** Do this **
Transcribe every line from the top down to the line with "initial_label_conc = [1230]", both ends included, but not the pictures.

****

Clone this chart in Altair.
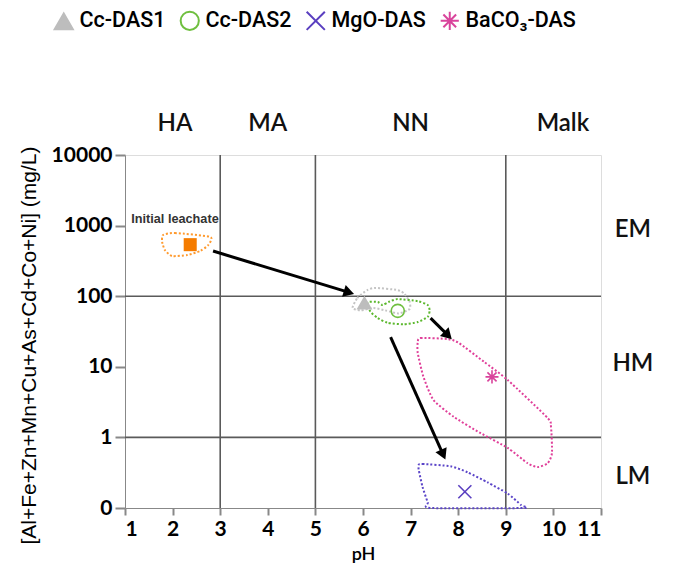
import math
import altair as alt
import pandas as pd

# ---------------- data ----------------
series = ["Cc-DAS1", "Cc-DAS2", "MgO-DAS", "BaCO₃-DAS"]
series_ph = [6.03, 6.73, 8.14, 8.71]
series_conc = [80, 62, 0.17, 7.2]
series_shapes = ["triangle-up", "circle",
                 "M-1,-1L1,1M1,-1L-1,1",
                 "M0,-1L0,1M-1,0L1,0M-0.7,-0.7L0.7,0.7M-0.7,0.7L0.7,-0.7"]
series_stroke = ["#bdbdbd", "#6fbf3f", "#5a3fc0", "#d9449c"]
series_fill = ["#bdbdbd", "transparent", "transparent", "transparent"]

initial_ph = [2.37]
initial_conc = [537]
initial_label = ["Initial leachate"]
initial_label_ph = [2.05]
initial_label_conc = [1230]

orange_ph = [1.80, 2.05, 2.79, 2.75, 2.58, 2.31, 1.99, 1.84, 1.78]
orange_c = [736, 785, 692, 531, 437, 383, 371, 448, 588]

gray_ph = [5.78, 5.88, 6.09, 6.26, 6.73, 6.87, 6.98, 6.98, 6.75, 6.47, 6.22, 5.95]
gray_c = [68, 94, 122, 131, 122, 108, 83, 66, 57, 63, 68, 63]

green_ph = [6.12, 6.31, 6.41, 6.54, 6.73, 7.15, 7.36, 7.40, 7.36, 7.15, 6.85, 6.52, 6.31, 6.16, 6.09]
green_c = [83, 83, 75, 83, 91, 85, 75, 63, 51, 43, 40, 42, 49, 60, 75]

magenta_ph = [7.15, 7.21, 7.78, 8.01, 8.54, 9.04, 9.88, 9.95, 9.97, 9.88, 9.67, 9.46, 9.04, 8.47, 7.91, 7.48, 7.27, 7.15]
magenta_c = [22.4, 25.6, 24.7, 21.8, 11.8, 6.5, 1.88, 1.40, 0.60, 0.43, 0.38, 0.43, 0.71, 1.15, 1.95, 3.39, 7.2, 15.7]

blue_ph = [7.17, 7.25, 7.84, 8.2, 8.62, 9.04, 9.32, 9.36, 7.42, 7.36, 7.25, 7.17]
blue_c = [0.41, 0.42, 0.39, 0.32, 0.23, 0.16, 0.11, 0.1, 0.10, 0.12, 0.20, 0.35]

outline_colors = {"orange": "#ff9a2e", "gray": "#c4c4c4", "green": "#5cb82e",
                  "magenta": "#e0409a", "blue": "#5b45c8"}

arrow_start_ph = [2.85, 7.42, 6.58]
arrow_start_c = [436, 49, 26.3]
arrow_end_ph = [5.67, 7.76, 7.67]
arrow_end_c = [115, 29, 0.60]

grid_ph = [3, 5, 9]
grid_conc = [1, 100]

top_labels = ["HA", "MA", "NN", "Malk"]
top_ph = [2.05, 4.0, 7.0, 10.2]
top_conc = [27500, 27500, 27500, 27500]

right_labels = ["EM", "HM", "LM"]
right_ph = [11.67, 11.67, 11.67]
right_conc = [870, 11, 0.275]

y_ticks = [0.1, 1, 10, 100, 1000, 10000]
x_ticks = list(range(1, 12))

# ---------------- layout ----------------
W, H = 476, 353
FONT = "Lato"

def px(ph):
    return (ph - 1) / 10 * W

def py(c):
    return (4 - math.log10(c)) / 5 * H

# ---------------- frames ----------------
rows = []
for name, phs, cs in [("orange", orange_ph, orange_c), ("gray", gray_ph, gray_c),
                      ("green", green_ph, green_c), ("magenta", magenta_ph, magenta_c),
                      ("blue", blue_ph, blue_c)]:
    for i, (a, b) in enumerate(zip(phs, cs)):
        rows.append({"region": name, "ph": a, "conc": b, "ord": i,
                     "col": outline_colors[name]})
outline_df = pd.DataFrame(rows)

arrow_rows = []
for a, b, c, d in zip(arrow_start_ph, arrow_start_c, arrow_end_ph, arrow_end_c):
    dx = px(c) - px(a)
    dy = py(d) - py(b)
    ang = math.degrees(math.atan2(dx, -dy)) % 360
    arrow_rows.append({"ph": a, "conc": b, "ph2": c, "conc2": d, "angle": ang})
arrow_df = pd.DataFrame(arrow_rows)

marker_df = pd.DataFrame({"series": series, "ph": series_ph, "conc": series_conc})
init_df = pd.DataFrame({"ph": initial_ph, "conc": initial_conc})
init_lab_df = pd.DataFrame({"ph": initial_label_ph, "conc": initial_label_conc, "t": initial_label})
vgrid_df = pd.DataFrame({"ph": grid_ph})
hgrid_df = pd.DataFrame({"conc": grid_conc})
top_df = pd.DataFrame({"t": top_labels, "ph": top_ph, "conc": top_conc})
right_df = pd.DataFrame({"t": right_labels, "ph": right_ph, "conc": right_conc})

xscale = alt.Scale(domain=[1, 11], nice=False, zero=False)
yscale = alt.Scale(type="log", domain=[0.1, 10000], nice=False)

X = alt.X("ph:Q", scale=xscale, axis=alt.Axis(
    title="pH", values=x_ticks, grid=False, tickSize=7, tickWidth=2,
    labelFont=FONT, labelFontSize=21, labelFontWeight="bold", labelColor="black",
    labelPadding=3, titleFont=FONT, titleFontSize=18, titleFontWeight=600,
    titleColor="black", titleY=37, titleBaseline="top"))
Y = alt.Y("conc:Q", scale=yscale, axis=alt.Axis(
    title="[Al+Fe+Zn+Mn+Cu+As+Cd+Co+Ni] (mg/L)", values=y_ticks, grid=False,
    tickSize=10, tickWidth=2,
    labelExpr="datum.value < 0.5 ? '0' : format(datum.value, 'd')",
    labelFont=FONT, labelFontSize=21, labelFontWeight="bold", labelColor="black",
    labelPadding=3, titleFont="Liberation Sans", titleFontSize=21, titleFontWeight="normal",
    titleColor="black", titleX=-86, titleY=190, titleBaseline="bottom"))

vgrid = alt.Chart(vgrid_df).mark_rule(color="#5a5a5a", strokeWidth=1.6).encode(x=X)
hgrid = alt.Chart(hgrid_df).mark_rule(color="#5a5a5a", strokeWidth=1.6).encode(y=Y)

outlines = alt.Chart(outline_df).mark_line(
    interpolate="cardinal-closed", tension=0.4, strokeDash=[2, 2], strokeWidth=2
).encode(x=X, y=Y, detail="region:N", order="ord:Q",
         color=alt.Color("col:N", scale=None))

arrows = alt.Chart(arrow_df).mark_rule(color="black", strokeWidth=3).encode(
    x=X, y=Y, x2="ph2:Q", y2="conc2:Q")
heads = alt.Chart(arrow_df).mark_point(
    shape="triangle", filled=True, color="black", size=150, opacity=1
).encode(x=alt.X("ph2:Q", scale=xscale), y=alt.Y("conc2:Q", scale=yscale),
         angle=alt.Angle("angle:Q", scale=None))

init_pt = alt.Chart(init_df).mark_point(
    shape="square", filled=True, color="#f57c00", size=170, opacity=1
).encode(x=X, y=Y)
init_lab = alt.Chart(init_lab_df).mark_text(
    font="Liberation Sans", fontSize=12.7, fontWeight="bold", color="#333333"
).encode(x=X, y=Y, text="t:N")

leg = alt.Legend(orient="none", legendX=-72, legendY=-145, direction="horizontal",
                 title=None, labelFont="Roboto", labelFontSize=21.5, labelFontWeight=500,
                 labelColor="black", symbolSize=330, symbolStrokeWidth=2,
                 labelOffset=5, columnPadding=10, labelLimit=300)
markers = alt.Chart(marker_df).mark_point(size=170, strokeWidth=1.6, opacity=1).encode(
    x=X, y=Y,
    shape=alt.Shape("series:N", scale=alt.Scale(domain=series, range=series_shapes), legend=leg),
    stroke=alt.Stroke("series:N", scale=alt.Scale(domain=series, range=series_stroke), legend=leg),
    fill=alt.Fill("series:N", scale=alt.Scale(domain=series, range=series_fill), legend=leg),
)

top = alt.Chart(top_df).mark_text(font=FONT, fontSize=24, fontWeight=600, color="#111111").encode(
    x=X, y=Y, text="t:N")
right = alt.Chart(right_df).mark_text(font=FONT, fontSize=24, fontWeight=600, color="#111111").encode(
    x=X, y=Y, text="t:N")

chart = alt.layer(
    vgrid, hgrid, outlines, arrows, heads, init_pt, init_lab, markers, top, right
).properties(
    width=W, height=H,
    padding={"left": 117, "top": 147, "right": 58, "bottom": 55},
    autosize=alt.AutoSizeParams(type="none"),
).configure_view(
    stroke="black", strokeWidth=2.5
).configure_axis(
    domainColor="black", domainWidth=2.5, tickColor="black"
).configure(background="white")

chart.save("out.html", embed_options={"renderer": "svg", "actions": False})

****

** Task solution **
Clone this chart in Altair.
import math
import altair as alt
import pandas as pd

# ---------------- data ----------------
series = ["Cc-DAS1", "Cc-DAS2", "MgO-DAS", "BaCO₃-DAS"]
series_ph = [6.03, 6.73, 8.14, 8.71]
series_conc = [80, 62, 0.17, 7.2]
series_shapes = ["triangle-up", "circle",
                 "M-1,-1L1,1M1,-1L-1,1",
                 "M0,-1L0,1M-1,0L1,0M-0.7,-0.7L0.7,0.7M-0.7,0.7L0.7,-0.7"]
series_stroke = ["#bdbdbd", "#6fbf3f", "#5a3fc0", "#d9449c"]
series_fill = ["#bdbdbd", "transparent", "transparent", "transparent"]

initial_ph = [2.37]
initial_conc = [537]
initial_label = ["Initial leachate"]
initial_label_ph = [2.05]
initial_label_conc = [1230]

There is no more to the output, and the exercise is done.